Malaria admissions to the children’s ward increased in June through September, where up to 400 children were being admitted to the pediatric department with severe malaria each week, said the charity.
MSF raised a serious concern over the data which is more than double the numbers recorded in September last year at a health facility fraught with funding shortage that left it without medicines and staff.
“Every year, there is a surge in malaria cases during the rainy season in Aweil and we conduct seasonal preventive activities for tens of thousands of children,” said Mamman Mustapha, MSF’s head of mission in South Sudan.

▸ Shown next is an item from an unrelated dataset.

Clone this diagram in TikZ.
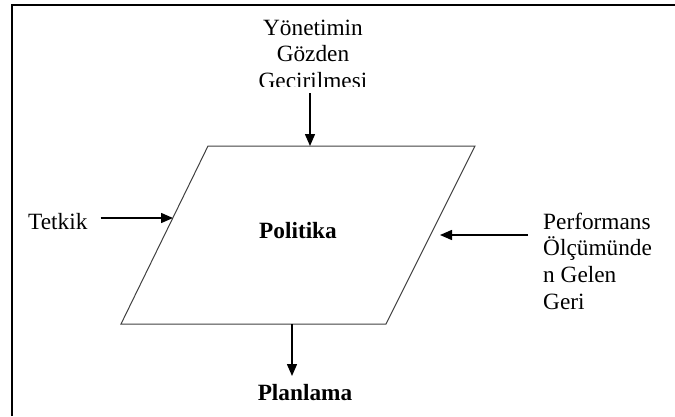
\documentclass[tikz,border=0pt]{standalone}
\usepackage{fontspec}
\setmainfont{Liberation Serif}
\usetikzlibrary{arrows.meta}
\begin{document}
\begin{tikzpicture}[x=1pt,y=-1pt,
  lbl/.style={inner sep=0pt, font=\fontsize{23.3}{26.7}\selectfont},
  boldlbl/.style={lbl, font=\fontsize{23.3}{26.7}\selectfont\bfseries},
  conn/.style={line width=1.5pt, -{Triangle[length=12pt,width=10pt]}},
  pshape/.style={draw=black!75, line width=1pt},
  frame/.style={line width=2pt}]
\useasboundingbox (0,0) rectangle (675,416);
\draw[frame] (12,416) -- (12,5) -- (675,5);
% parallelogram
\coordinate (p1) at (208,146);
\coordinate (p2) at (475,146);
\coordinate (p3) at (386,324);
\coordinate (p4) at (121,324);
\draw[pshape] (p1) -- (p2) -- (p3) -- (p4) -- cycle;
\node[boldlbl, anchor=base] (politika) at (298,238) {Politika};
% top label (clipped as in the reference)
\begin{scope}
\clip (0,0) rectangle (675,86);
\node[lbl, anchor=north, align=center] (yonetim) at (313,19.5) {Yönetimin\\Gözden\\Gecirilmesi};
\end{scope}
\node[lbl, anchor=base west] (tetkik) at (28,229) {Tetkik};
\node[lbl, anchor=north west, align=left] (perf) at (543,212.5) {Performans\\Ölçümünde\\n Gelen\\Geri};
\node[boldlbl, anchor=base] (planlama) at (305,400) {Planlama};
% connector end points
\coordinate (topin) at (310,146);
\coordinate (topstart) at (310,93);
\coordinate (leftin) at (173,218);
\coordinate (rightin) at (440,235);
\coordinate (botout) at (292,324);
\coordinate (botin) at (292,376);
\draw[conn] (topstart) -- (topin);
\draw[conn] ([xshift=13pt]tetkik.east |- leftin) -- (leftin);
\draw[conn] ([xshift=-15pt]perf.west |- rightin) -- (rightin);
\draw[conn] (botout) -- (botin);
\end{tikzpicture}
\end{document}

“We opened testing and treatment centers so people can quickly be diagnosed and receive treatment, and we established a malaria ward inside the hospital with 72 beds. However, this year we have faced an exceptional situation and the hospital has been completely overwhelmed.”
MSF said although it increased the number of beds in the malaria ward to 94 in September, it was not enough to cope with the surge in admissions, and many patients were treated in the corridors.
In October, MSF said it has admitted an average of 43 children suffering from severe forms of malaria each day, with many requiring blood transfusions.
Since September, MSF has carried out an average of 14 blood transfusions for malaria each day, and at any one time, there have been an average of 140 children admitted in the hospital suffering from severe malaria.
“These are terrible statistics,” Mustapha said. “It should not be the case that so many children are ending up in the hospital with advanced forms of malaria when it can so easily be treated at a health clinic.”
MSF stated that the near collapse of primary health care system in Northern Bahr el Ghazal and the lack of access to home treatments has led to so many more children than usual requiring hospitalization to save their lives.
Malaria cases have also surged in other areas of South Sudan due to the earlier arrival of the rainy season this year, which has led to extensive flooding over many more months than usual, the international charity noted.
At least 41 people including dozens of children died from suspected malaria in Likwangole County in the past two weeks amid the disease outbreak, according to authorities in the Greater Pibor Administrative Area.
The National Ministry of Health has since vaccinated 26,000 children against malaria vaccines across 28 counties in six states in South Sudan, according to a senior health official.
George Awzenio Legge, the Director General of the Ministry of Health, said the first phase was launched in the states of Western and Northern Bahr el Ghazal, Warrap, Jonglei, Central Equatoria, and Eastern Equatoria.